All photos taken by Brea Lobley
Among the games, rides, various foodstuffs on a stick and the Black Lives Matter action at the Minnesota State Fair were two female artists—interdisciplinary mixed media artist and performer Ifrah Mansour and the late “Seed Queen” Lillian Colton—who offered poignantly moving and still images of what it means to be a Minnesotan.
Colton, whose work has been at the State Fair since 1966, is undoubtedly a popular display and epitomizes the State Fair tradition. Colton took a very gendered tradition, women as gatherers, and transformed it into fine art—and, in the process, gave herself and other crop artists a space to express a complexity to an agricultural background that may have otherwise been overlooked.
And she certainly deserved her praise: Colton’s lifelong work of using seeds as an art medium offered a transformative perspective and complexity for the way Minnesotans and non-Minnesotans alike view agriculture.
A stroll down Cosgrove from Colton’s exhibit, over at the Education building’s courtyard, was Mansour. A newcomer to the State Fair, she told a refugee’s tale about the beauty and tension of a child’s perspective in the midst of the sudden changes catalyzed by civil war. It was beautiful, energetic and moving, but a less-often heard Minnesotan tale.
Mansour’s one-woman show speaks eloquently to her life and to a great number of Minnesotans who are refugees. Playful, insightful and powerfully nuanced, Mansour draws the audience into the daily routine of a child who has to learn to adjust to the environment of war.
In an interview, Mansour stated her excitement, her honor and her anxieties about performing at a venue such as the State Fair: “It does feel like it’s something that folks don’t know what to do with it, so I’ve been seeing those blank faces, I try to interact with the audience and show them that ‘hey I’m a six-year-old and this is my daily routine and wait! My day completely changes.’”
“I’m hoping that people receive this as a way to connect with the thousands of East Africans and people who are coming with refugee stories, or coming from civil war histories, that they can understand their neighbors better, that’s the hope that I have.”
There was a particular guest who touched Mansour’s heart with her heartfelt comment: “This lady waited in line for the longest just to tell me that she was in tears while watching my performance. And she doesn’t have a refugee story.”
Mansour’s hope for “How to Have Fun in a Civil War” was that it served as a progressive, necessary and overdue addition to the narratives that represent Minnesota at the State Fair. The state of Minnesota has come a long way in terms of ethnic and racial population growth since 1856, when the very first Minnesota State Fair was held.
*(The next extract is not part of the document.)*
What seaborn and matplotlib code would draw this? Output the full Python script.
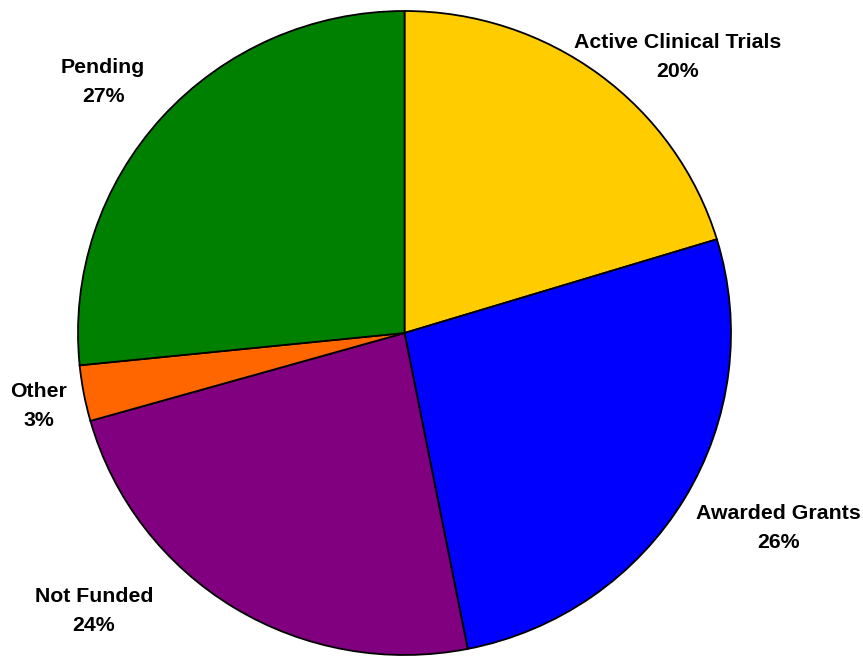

It would be irresponsible, to say the least, to continue the tradition of the Great Minnesota Get Together with only a specific margin of the population being fully and accurately represented.
As compelling as Mansour’s tale was—and is—it was unfortunate that people got up and left during her performance.
If the State Fair is truly The Great Minnesota Get Together, then a certain level of compassion, empathy and willingness to be challenged in new ways is necessary to bring solidarity across Minnesota. Not a single Minnesotan from any neighborhood or racial, ethnic and/or religious background needs to be a refugee to be personally affected by beauty and complexity of a child’s imagination as she shares the love, the quirks, the challenges and adventures she encounters as her life undergoes sudden and complex changes. Many people have a story of growing pains and how they coped as child.
The unwillingness to listen and understand by a majority of white fairgoers, who seek a “Disney-fied” entertainment experience, however, is nothing short of the passivity that the State Fair can breed into people when there is no expectation to consider the lives of Minnesotans of color.
It’s the passivity of the audience that is the vast majority of State Fair goers that is alarming.
The reality is both Colton and Mansour are a part of what makes Minnesota what it is. Regardless of how American nationalism tends to be racially exclusionary—and Minnesota is no exception to this exclusionary mentality—both women are pillars in the community. Both women allowed themselves to experience a level of vulnerability that is not only valued, but that is at the core of viable traditions. Because traditions are an inherent aspect of culture, traditions have to be flexible and subject to change because culture is not stagnant. Therefore, for real progressive community and tradition to exist—and Minnesota seems to pride itself on its progressivism— tokenizing or erasure has no place in how people interact with one another, and ultimately invest their time, money and energy.
The Great Minnesota Get Together cannot effectively function as a tradition of true unity and togetherness if we can’t set aside the “Minnesota Nice” passivity and listen intently to each other, whether we communicate through our handmade mosaics that show our agricultural roots, or we display the irony of children playing with tanks and finding a new home halfway across the world, or if we come marching six hundred strong with a clear mission to never be silenced again.
The Minnesota State Fair can continue to be a place where you can taste a plethora of foods on a stick, but it also needs to be a fluid tradition where we can find real and meaningful diversity and true engagement of community issues—in both art and civil disobedience.
After all, that is the meaning of being a Minnesotan, yeah?